Toyota Auris dzięki nowej platformie może się pochwalić niżej umieszczonym środkiem ciężkości, co wraz z kompletnie przeprojektowanym zawieszeniem przełoży się na zdecydowanie lepsze prowadzenie. Producent zapewnia, że żaden poprzednik nie prowadził się tak dobrze, jak ta generacja.

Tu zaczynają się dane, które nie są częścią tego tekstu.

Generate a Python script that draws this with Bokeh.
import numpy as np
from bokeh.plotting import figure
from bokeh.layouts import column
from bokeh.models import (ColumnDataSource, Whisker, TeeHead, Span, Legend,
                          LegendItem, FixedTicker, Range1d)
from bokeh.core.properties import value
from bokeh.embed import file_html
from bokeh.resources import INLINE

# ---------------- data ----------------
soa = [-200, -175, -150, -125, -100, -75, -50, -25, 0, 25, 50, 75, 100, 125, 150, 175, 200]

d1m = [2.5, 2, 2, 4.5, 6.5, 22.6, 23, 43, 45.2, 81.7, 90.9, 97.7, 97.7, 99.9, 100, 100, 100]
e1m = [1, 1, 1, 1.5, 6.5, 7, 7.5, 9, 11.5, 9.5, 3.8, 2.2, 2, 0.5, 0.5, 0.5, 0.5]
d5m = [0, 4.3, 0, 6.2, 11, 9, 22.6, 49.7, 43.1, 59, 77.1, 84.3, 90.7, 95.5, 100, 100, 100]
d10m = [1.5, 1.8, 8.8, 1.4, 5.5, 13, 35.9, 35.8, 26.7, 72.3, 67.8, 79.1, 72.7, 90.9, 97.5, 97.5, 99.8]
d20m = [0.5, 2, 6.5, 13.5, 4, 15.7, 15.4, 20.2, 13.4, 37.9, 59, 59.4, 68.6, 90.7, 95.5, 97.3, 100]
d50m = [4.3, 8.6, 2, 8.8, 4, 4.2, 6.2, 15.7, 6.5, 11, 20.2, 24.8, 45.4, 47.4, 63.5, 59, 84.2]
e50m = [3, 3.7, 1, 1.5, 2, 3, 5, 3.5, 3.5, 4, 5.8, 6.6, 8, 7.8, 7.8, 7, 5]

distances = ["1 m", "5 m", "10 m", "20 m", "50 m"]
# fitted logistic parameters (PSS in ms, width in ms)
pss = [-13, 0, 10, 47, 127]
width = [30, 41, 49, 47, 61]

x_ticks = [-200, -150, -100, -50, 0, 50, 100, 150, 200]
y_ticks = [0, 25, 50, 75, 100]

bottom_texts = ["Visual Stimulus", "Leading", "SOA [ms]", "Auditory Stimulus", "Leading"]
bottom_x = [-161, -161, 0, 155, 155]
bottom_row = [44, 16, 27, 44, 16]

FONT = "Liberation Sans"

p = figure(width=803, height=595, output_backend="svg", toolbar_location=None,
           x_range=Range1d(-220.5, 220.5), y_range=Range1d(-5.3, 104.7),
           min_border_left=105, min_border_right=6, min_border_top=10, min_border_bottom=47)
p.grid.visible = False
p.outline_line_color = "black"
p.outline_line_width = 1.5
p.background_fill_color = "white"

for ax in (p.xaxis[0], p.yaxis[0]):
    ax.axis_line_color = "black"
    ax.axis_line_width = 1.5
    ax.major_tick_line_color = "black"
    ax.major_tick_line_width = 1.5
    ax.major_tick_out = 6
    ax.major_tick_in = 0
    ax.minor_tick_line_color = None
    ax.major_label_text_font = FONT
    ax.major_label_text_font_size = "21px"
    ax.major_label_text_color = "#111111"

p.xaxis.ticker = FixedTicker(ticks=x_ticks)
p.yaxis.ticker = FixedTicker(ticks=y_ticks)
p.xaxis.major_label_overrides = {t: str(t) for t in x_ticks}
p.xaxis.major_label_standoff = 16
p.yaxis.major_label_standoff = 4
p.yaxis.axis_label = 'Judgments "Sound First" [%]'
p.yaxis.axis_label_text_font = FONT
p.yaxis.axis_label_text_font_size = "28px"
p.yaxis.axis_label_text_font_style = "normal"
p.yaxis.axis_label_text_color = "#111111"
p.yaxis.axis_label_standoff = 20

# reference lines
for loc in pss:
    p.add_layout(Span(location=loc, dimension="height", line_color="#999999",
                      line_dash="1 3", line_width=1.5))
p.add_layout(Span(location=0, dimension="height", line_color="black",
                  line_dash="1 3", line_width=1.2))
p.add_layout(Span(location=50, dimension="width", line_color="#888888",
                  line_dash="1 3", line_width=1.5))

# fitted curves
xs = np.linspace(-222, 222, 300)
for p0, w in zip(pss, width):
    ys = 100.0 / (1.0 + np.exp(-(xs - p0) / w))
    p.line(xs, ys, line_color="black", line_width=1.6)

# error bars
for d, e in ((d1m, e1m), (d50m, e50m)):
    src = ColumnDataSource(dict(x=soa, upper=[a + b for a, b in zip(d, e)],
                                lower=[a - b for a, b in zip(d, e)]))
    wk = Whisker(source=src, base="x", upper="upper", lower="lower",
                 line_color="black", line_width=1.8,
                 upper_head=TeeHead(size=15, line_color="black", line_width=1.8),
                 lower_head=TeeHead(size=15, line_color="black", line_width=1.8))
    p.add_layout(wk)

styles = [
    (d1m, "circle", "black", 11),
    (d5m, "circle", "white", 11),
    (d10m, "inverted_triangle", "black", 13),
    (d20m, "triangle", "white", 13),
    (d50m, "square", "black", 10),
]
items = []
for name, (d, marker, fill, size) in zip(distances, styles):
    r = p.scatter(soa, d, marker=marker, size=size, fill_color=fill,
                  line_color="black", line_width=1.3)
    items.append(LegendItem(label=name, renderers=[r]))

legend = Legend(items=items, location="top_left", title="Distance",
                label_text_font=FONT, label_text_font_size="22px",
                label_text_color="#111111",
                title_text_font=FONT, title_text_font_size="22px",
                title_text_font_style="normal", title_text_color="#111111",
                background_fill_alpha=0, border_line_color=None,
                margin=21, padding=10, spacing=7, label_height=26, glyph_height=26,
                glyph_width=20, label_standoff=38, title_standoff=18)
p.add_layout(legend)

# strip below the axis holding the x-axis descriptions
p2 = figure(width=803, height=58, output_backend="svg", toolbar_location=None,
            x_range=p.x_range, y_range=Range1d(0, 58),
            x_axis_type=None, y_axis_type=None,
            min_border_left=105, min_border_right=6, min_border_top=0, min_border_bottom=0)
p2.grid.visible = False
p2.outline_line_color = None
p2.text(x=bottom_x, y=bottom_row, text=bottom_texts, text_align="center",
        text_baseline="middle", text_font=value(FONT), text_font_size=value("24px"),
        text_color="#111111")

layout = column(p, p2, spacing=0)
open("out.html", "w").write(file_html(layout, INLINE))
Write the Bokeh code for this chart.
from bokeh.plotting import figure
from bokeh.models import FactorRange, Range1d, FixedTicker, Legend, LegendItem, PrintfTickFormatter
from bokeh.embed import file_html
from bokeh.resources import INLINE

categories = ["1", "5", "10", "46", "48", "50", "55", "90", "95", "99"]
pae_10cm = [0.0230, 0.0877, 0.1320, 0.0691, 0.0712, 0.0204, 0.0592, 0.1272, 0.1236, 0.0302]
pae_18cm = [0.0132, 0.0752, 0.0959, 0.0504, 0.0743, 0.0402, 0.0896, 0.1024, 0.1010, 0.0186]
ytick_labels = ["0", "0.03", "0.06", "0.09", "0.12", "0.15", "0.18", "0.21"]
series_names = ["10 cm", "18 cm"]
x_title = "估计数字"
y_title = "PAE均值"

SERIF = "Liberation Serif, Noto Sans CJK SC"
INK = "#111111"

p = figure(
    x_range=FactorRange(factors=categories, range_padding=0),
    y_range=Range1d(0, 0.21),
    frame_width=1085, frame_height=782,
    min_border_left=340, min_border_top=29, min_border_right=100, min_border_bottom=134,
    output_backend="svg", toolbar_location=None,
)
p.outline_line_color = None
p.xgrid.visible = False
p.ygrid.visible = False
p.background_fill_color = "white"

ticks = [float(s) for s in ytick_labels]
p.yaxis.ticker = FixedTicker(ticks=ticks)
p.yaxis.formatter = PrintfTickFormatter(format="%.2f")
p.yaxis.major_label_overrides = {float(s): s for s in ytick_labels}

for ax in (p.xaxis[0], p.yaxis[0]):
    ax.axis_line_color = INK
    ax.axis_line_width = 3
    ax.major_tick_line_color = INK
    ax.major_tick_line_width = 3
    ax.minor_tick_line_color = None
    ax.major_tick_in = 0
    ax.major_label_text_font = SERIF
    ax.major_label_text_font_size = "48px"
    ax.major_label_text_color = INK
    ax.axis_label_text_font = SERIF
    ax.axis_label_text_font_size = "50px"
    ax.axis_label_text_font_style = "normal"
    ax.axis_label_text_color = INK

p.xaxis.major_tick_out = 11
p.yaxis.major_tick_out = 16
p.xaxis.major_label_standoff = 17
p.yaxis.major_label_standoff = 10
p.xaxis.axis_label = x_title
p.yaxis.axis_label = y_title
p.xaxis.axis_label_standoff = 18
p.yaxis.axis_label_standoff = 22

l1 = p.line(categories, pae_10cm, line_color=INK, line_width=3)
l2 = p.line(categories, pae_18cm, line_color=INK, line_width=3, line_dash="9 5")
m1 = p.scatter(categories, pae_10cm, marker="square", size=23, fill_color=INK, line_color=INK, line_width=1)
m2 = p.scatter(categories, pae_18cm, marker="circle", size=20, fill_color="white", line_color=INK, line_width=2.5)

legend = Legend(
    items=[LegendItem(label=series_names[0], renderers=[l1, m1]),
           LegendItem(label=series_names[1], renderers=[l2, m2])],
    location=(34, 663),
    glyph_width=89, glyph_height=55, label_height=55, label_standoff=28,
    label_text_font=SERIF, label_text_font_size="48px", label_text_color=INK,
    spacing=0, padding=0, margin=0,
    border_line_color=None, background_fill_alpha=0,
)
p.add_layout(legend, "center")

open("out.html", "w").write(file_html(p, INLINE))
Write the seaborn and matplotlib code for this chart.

Liczyliście na diesla pod maską Aurisa? To liczcie dalej, bo nowy kompakt Toyoty będzie oferował zamiast silników wysokoprężnych dwie wersje napędów hybrydowych. Klienci będą mogli wybrać zestaw z silnikiem 1.8 o mocy 120 KM bądź z jednostką 2.0 o mocy 178 KM. W podstawowym wydaniu znajdziemy silnik benzynowy 1.2 z doładowaniem o mocy 114 KM. Na razie to wszystkie szczegóły na temat modelu. Mimo to wystarczają one, aby kusić.